YOUR OBJECTIVE → Among the lines of the listing below, retype exactly those from the one containing "Write the React, TypeScript" through the one containing "60, 70, 80];", both included. Do not include pictures.

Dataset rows
===============

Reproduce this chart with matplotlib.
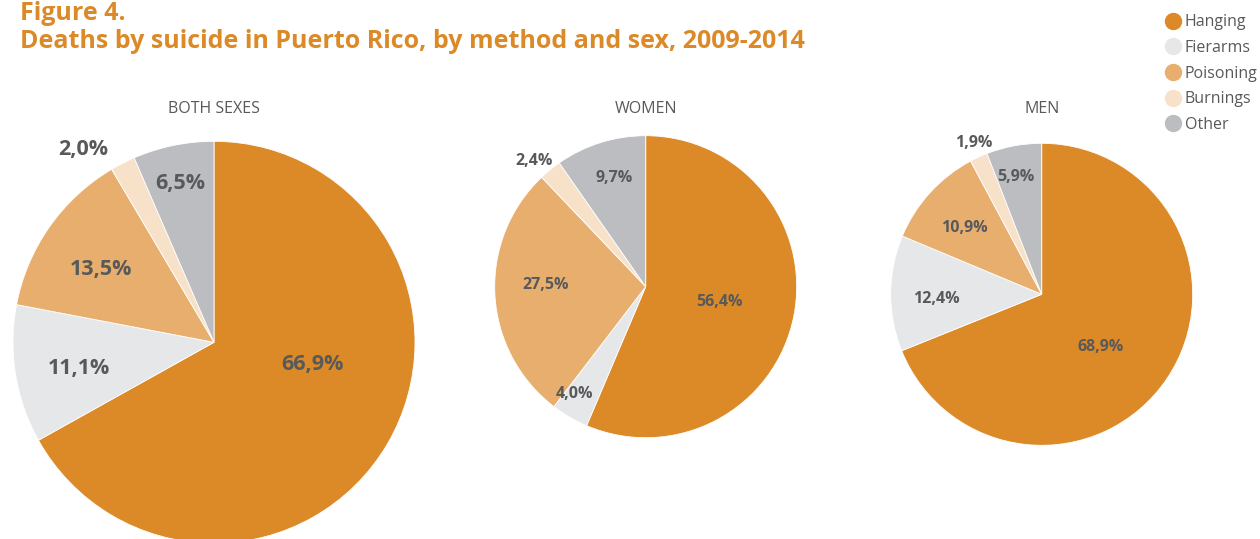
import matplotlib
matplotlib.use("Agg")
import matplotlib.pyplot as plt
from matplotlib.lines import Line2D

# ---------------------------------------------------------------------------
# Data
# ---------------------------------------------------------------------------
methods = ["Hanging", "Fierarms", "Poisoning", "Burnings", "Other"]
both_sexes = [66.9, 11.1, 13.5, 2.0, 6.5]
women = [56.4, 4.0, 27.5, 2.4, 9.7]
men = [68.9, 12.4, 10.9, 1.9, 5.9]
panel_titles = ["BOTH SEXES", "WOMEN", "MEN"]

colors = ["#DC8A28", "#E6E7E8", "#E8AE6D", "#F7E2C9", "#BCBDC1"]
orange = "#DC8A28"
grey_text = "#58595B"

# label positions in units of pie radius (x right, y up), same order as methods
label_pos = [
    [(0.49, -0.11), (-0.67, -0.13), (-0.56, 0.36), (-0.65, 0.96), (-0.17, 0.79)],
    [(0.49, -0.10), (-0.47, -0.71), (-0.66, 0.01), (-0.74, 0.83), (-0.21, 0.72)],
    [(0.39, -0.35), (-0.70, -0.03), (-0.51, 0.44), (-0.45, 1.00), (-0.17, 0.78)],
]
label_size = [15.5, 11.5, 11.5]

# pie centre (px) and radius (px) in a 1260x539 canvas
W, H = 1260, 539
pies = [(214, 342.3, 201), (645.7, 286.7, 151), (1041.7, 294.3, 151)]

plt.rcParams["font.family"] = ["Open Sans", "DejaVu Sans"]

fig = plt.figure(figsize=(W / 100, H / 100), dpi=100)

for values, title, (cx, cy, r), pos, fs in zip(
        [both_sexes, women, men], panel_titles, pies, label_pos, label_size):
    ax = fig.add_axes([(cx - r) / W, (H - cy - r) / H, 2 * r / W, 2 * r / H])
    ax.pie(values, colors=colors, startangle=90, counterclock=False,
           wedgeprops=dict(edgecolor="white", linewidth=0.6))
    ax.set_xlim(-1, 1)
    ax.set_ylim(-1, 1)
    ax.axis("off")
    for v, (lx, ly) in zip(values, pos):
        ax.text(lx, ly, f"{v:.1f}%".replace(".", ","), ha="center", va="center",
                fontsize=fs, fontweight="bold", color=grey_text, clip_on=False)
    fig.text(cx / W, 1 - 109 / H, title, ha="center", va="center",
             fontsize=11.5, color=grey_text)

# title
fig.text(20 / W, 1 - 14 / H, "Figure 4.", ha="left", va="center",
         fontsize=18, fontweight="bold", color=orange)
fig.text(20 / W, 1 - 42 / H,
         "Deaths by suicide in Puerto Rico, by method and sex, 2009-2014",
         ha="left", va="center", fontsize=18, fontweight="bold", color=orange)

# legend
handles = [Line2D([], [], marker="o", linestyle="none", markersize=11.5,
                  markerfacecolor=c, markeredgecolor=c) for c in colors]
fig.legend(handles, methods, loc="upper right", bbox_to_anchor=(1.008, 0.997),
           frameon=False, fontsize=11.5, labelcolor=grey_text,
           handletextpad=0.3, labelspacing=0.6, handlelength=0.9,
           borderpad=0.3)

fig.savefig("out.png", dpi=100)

===============

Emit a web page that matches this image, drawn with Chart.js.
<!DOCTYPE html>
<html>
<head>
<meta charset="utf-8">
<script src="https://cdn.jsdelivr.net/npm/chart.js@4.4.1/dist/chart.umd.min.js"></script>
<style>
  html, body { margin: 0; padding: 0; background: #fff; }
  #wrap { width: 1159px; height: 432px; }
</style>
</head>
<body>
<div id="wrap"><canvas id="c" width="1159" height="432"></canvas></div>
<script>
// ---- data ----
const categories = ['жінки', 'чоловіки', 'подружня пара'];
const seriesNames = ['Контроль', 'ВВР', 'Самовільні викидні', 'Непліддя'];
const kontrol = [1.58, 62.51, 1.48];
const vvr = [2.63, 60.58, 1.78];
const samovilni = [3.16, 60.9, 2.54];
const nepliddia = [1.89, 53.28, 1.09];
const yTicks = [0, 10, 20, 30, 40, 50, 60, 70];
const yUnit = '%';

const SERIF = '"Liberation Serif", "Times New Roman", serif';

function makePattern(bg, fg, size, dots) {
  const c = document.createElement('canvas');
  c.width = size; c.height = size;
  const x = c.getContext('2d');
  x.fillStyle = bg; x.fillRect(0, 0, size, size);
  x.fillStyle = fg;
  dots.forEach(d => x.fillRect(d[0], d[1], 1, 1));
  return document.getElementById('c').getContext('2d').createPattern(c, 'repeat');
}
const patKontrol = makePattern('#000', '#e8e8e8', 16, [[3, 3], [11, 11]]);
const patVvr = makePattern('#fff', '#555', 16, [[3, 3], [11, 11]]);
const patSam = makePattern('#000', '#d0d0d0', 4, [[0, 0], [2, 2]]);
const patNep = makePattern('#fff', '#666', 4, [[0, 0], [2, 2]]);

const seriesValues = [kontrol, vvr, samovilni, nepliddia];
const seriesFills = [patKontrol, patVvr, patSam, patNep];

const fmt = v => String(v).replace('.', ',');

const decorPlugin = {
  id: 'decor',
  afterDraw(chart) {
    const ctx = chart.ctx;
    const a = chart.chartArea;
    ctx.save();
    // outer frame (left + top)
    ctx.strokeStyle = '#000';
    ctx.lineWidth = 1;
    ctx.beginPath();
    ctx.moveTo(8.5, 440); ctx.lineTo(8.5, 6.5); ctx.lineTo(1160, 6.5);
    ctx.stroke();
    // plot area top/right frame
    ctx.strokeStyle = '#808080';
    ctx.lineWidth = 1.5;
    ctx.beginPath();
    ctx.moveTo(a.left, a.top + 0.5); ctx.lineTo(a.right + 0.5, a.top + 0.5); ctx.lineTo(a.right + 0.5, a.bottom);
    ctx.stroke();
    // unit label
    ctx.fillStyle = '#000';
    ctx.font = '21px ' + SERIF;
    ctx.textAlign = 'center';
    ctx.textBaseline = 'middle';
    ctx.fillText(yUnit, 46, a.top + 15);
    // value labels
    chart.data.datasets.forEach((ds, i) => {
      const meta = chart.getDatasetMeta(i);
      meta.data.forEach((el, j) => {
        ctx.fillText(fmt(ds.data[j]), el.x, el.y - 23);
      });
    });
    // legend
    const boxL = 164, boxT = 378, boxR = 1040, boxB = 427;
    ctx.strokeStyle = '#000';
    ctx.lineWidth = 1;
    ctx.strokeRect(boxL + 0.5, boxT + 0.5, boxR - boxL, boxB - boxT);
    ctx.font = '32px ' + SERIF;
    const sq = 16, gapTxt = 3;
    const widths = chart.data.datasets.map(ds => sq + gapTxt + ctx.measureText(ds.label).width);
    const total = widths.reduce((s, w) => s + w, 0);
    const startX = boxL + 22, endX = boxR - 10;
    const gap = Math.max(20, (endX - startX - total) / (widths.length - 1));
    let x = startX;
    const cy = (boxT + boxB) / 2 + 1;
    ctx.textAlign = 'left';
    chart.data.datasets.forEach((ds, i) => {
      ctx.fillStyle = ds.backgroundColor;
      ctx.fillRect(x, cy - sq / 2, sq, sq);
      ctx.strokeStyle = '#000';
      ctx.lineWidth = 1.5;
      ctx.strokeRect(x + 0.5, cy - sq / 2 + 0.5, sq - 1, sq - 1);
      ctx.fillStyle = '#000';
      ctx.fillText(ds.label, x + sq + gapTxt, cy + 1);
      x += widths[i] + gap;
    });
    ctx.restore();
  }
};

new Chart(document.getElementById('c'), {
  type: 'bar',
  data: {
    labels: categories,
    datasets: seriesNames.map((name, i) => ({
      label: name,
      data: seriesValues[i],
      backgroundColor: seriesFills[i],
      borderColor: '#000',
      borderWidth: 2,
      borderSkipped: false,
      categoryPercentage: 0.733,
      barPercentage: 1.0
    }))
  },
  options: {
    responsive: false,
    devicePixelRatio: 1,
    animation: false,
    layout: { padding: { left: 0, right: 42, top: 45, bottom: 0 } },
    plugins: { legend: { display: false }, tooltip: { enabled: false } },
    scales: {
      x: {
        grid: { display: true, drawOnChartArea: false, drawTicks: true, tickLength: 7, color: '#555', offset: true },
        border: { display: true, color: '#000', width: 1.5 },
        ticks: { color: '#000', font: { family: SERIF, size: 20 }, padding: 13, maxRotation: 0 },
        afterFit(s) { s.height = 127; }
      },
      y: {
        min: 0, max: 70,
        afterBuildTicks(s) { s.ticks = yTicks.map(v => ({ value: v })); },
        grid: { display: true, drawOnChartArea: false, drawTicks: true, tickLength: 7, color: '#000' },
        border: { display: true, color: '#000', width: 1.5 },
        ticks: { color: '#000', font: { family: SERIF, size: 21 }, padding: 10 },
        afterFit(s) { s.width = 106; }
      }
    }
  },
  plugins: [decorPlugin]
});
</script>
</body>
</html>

===============

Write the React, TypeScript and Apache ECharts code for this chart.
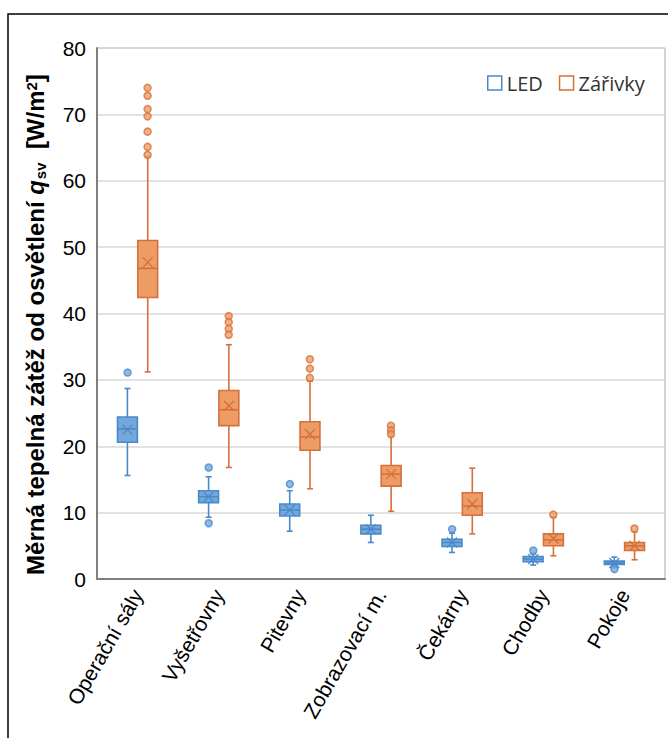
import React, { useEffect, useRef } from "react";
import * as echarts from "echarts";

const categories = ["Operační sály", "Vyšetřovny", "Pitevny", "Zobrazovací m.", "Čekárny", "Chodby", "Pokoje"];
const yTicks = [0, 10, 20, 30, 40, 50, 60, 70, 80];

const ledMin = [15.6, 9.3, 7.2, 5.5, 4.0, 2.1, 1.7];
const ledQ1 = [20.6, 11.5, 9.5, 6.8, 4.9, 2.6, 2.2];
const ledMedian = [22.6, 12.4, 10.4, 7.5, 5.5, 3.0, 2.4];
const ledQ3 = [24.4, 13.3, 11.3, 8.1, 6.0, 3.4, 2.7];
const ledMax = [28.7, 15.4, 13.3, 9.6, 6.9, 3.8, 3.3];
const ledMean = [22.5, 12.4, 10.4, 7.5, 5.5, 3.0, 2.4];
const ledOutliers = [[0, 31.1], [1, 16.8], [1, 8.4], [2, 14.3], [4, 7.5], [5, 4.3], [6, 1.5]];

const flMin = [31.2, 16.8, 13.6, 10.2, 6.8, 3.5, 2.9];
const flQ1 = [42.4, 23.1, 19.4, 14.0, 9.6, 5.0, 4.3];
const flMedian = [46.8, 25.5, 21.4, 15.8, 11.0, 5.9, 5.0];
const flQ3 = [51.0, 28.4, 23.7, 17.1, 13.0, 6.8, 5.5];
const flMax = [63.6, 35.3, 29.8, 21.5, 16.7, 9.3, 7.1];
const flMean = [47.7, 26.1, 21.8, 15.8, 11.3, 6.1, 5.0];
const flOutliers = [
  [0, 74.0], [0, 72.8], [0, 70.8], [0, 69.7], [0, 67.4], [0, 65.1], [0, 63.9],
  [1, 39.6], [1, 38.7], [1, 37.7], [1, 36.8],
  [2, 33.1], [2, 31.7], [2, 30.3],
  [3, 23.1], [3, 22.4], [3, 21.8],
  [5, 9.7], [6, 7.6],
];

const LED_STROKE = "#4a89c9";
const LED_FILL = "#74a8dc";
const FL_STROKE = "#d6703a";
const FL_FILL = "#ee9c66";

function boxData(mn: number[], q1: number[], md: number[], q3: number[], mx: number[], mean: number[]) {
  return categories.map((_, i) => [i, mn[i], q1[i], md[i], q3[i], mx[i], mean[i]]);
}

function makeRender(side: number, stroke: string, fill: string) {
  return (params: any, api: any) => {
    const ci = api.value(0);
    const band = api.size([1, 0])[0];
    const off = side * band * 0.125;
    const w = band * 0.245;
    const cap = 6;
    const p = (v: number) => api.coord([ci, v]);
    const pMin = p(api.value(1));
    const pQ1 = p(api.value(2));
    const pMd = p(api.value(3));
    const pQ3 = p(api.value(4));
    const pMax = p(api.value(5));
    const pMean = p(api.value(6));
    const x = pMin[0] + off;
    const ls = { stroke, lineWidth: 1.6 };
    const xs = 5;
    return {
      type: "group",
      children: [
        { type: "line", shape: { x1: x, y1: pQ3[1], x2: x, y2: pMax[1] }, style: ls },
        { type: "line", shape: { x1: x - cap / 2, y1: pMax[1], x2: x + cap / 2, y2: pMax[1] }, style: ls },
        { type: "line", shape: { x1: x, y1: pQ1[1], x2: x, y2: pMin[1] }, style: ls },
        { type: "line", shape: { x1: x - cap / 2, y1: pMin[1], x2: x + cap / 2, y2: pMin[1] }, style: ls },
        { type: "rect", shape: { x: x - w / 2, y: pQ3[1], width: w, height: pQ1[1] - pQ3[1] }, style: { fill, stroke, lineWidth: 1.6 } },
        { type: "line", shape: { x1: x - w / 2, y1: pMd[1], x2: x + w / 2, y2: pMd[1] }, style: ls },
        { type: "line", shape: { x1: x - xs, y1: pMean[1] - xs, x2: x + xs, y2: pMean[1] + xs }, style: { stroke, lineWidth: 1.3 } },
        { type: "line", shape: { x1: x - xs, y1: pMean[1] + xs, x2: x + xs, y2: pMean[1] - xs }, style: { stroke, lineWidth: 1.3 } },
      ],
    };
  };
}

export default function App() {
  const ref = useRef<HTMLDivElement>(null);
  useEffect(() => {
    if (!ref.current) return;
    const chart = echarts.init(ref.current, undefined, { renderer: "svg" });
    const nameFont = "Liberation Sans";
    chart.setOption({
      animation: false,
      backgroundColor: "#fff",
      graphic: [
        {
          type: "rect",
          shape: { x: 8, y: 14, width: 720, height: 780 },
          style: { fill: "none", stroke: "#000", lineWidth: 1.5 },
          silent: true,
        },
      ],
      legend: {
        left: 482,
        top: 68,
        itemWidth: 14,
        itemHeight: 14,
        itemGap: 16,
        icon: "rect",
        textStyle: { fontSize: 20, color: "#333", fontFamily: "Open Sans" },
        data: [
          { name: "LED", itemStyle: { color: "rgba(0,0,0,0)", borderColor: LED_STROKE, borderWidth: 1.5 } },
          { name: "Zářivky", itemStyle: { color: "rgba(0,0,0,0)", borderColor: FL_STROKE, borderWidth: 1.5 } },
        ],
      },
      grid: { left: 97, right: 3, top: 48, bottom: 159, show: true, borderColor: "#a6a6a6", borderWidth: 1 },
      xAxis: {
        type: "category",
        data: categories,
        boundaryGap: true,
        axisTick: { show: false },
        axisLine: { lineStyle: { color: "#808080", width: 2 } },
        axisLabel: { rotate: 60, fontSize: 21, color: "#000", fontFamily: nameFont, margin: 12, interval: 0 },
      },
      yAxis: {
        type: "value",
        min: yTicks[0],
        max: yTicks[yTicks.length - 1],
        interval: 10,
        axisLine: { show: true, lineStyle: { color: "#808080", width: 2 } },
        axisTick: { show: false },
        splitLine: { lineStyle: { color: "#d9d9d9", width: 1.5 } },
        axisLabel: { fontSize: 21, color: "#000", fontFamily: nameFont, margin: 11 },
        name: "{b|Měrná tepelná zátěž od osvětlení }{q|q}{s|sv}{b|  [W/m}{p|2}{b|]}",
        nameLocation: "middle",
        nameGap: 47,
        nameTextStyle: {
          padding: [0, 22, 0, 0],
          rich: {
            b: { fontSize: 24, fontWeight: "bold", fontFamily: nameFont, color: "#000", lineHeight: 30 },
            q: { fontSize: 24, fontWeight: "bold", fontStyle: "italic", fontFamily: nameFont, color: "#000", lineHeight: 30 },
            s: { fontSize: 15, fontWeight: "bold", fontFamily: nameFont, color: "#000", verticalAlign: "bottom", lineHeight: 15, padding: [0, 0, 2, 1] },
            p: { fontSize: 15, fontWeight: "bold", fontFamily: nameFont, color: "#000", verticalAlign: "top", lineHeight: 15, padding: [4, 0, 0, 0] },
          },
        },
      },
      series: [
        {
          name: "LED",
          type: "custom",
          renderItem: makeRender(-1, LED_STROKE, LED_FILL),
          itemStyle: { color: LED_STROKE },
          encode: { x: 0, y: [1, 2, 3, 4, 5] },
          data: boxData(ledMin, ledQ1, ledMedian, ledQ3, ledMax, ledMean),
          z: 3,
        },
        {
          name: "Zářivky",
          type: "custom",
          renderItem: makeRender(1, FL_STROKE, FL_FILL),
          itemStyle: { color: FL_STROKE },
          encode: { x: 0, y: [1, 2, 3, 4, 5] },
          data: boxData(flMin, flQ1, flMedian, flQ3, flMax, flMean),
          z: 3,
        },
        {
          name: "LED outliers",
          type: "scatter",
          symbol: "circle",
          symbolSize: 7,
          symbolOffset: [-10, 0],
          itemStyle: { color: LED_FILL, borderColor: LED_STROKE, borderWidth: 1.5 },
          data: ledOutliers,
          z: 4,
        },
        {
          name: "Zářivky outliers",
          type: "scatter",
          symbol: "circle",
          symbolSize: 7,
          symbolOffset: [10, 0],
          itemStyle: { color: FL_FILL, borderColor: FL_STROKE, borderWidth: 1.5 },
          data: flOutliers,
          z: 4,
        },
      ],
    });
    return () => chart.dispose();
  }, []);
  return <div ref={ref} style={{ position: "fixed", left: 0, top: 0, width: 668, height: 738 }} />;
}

===============

OUTPUT FOR THIS TASK →
Write the React, TypeScript and Apache ECharts code for this chart.
import React, { useEffect, useRef } from "react";
import * as echarts from "echarts";

const categories = ["Operační sály", "Vyšetřovny", "Pitevny", "Zobrazovací m.", "Čekárny", "Chodby", "Pokoje"];
const yTicks = [0, 10, 20, 30, 40, 50, 60, 70, 80];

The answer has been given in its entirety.